Find each line with the word "chart" and say how many there are, nothing else.

——

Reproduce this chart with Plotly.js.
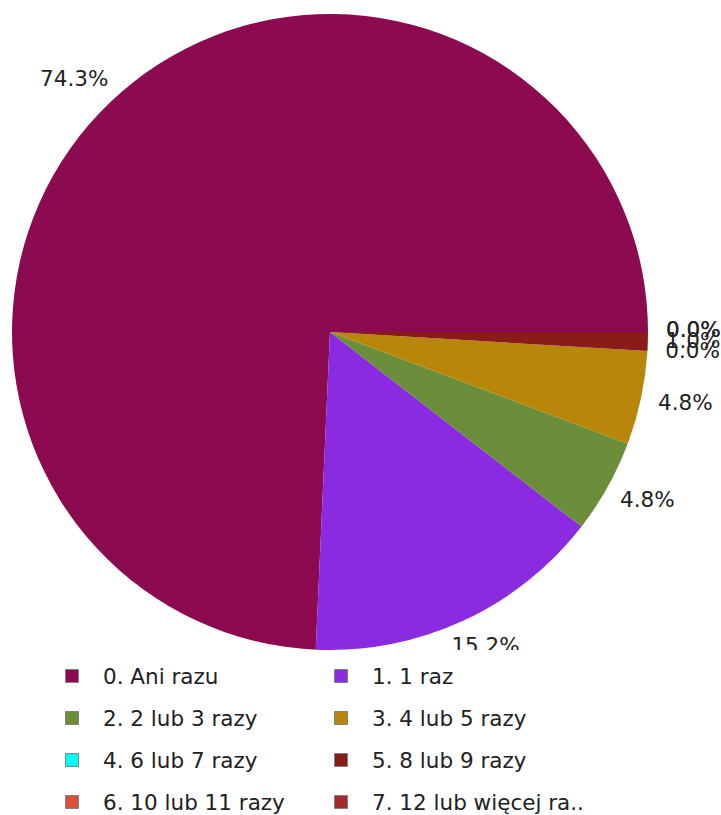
<!DOCTYPE html>
<html><head><meta charset="utf-8">
<script src="https://cdn.plot.ly/plotly-3.0.1.min.js"></script>
<style>html,body{margin:0;padding:0;background:#fff}#chart{width:721px;height:815px}</style>
</head><body><div id="chart"></div>
<script>
// ---- data ----
const categories = ['0. Ani razu', '1. 1 raz', '2. 2 lub 3 razy', '3. 4 lub 5 razy',
                    '4. 6 lub 7 razy', '5. 8 lub 9 razy', '6. 10 lub 11 razy', '7. 12 lub więcej ra..'];
const counts = [78, 16, 5, 5, 0, 1, 0, 0];
const colors = ['#8B0A50', '#8A2BE2', '#6B8E3A', '#B8860B', '#00FFFF', '#8B1A1A', '#DC5039', '#A52A2A'];

// ---- geometry / style ----
const W = 721, H = 815, CX = 330, CY = 332, R = 318, CLIP = 650;
const FONT = 'DejaVu Sans', FS = 21.5, TXT = '#222';
const total = counts.reduce((a, b) => a + b, 0);
const pct = counts.map(v => (100 * v / total).toFixed(1) + '%');

const cw = {'.': 0.318, '%': 0.95};
function textW(s) { let w = 0; for (const c of s) w += (cw[c] !== undefined ? cw[c] : 0.636); return w * FS; }
const GX = 18, GY = 30;
let cum = 0; const lx = [], ly = [];
counts.forEach((v, i) => {
  const a = 2 * Math.PI * (cum + v / 2) / total; cum += v;
  const c = Math.cos(a), s = Math.sin(a);
  lx.push((R + GX + textW(pct[i]) / 2) * c);
  ly.push((R + GY) * s);
});

const traces = [];
traces.push({
  type: 'pie', values: counts, labels: categories, marker: {colors: colors},
  sort: false, direction: 'counterclockwise', rotation: 90 - 360 * counts[0] / total,
  textinfo: 'none', hoverinfo: 'none', showlegend: false,
  domain: {x: [(CX - R) / W, (CX + R) / W], y: [1 - (CY + R) / H, 1 - (CY - R) / H]}
});
traces.push({
  type: 'scatter', mode: 'text', x: lx, y: ly, text: pct, textposition: 'middle center',
  textfont: {family: FONT, size: FS, color: TXT}, hoverinfo: 'skip', showlegend: false,
  cliponaxis: true, xaxis: 'x', yaxis: 'y'
});
categories.forEach((name, i) => {
  traces.push({
    type: 'scatter', mode: 'markers', x: [null], y: [null], name: name,
    marker: {symbol: 'square', size: 13, color: colors[i], line: {color: '#808080', width: 1}},
    legend: i === 0 ? 'legend' : 'legend' + (i + 1), hoverinfo: 'skip', xaxis: 'x', yaxis: 'y'
  });
});

const rowsY = [676, 718, 760, 802];
const colsX = [41, 310];
const layout = {
  width: W, height: H, margin: {l: 0, r: 0, t: 0, b: 0, autoexpand: false},
  paper_bgcolor: '#fff', plot_bgcolor: 'rgba(0,0,0,0)', hovermode: false,
  font: {family: FONT, size: FS, color: TXT},
  xaxis: {domain: [0, 1], range: [-CX, W - CX], visible: false, fixedrange: true},
  yaxis: {domain: [1 - CLIP / H, 1], range: [-(CLIP - CY), CY], visible: false, fixedrange: true}
};
categories.forEach((name, i) => {
  const px = colsX[i % 2], py = rowsY[Math.floor(i / 2)];
  layout[i === 0 ? 'legend' : 'legend' + (i + 1)] = {
    orientation: 'h', x: px / W, xanchor: 'left', y: 1 - py / H, yanchor: 'middle',
    itemwidth: 52, font: {family: FONT, size: FS, color: TXT},
    bgcolor: 'rgba(0,0,0,0)', borderwidth: 0, itemclick: false, itemdoubleclick: false
  };
});
Plotly.newPlot('chart', traces, layout, {displayModeBar: false, staticPlot: true});
</script></body></html>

——

> _Exercise output_: 4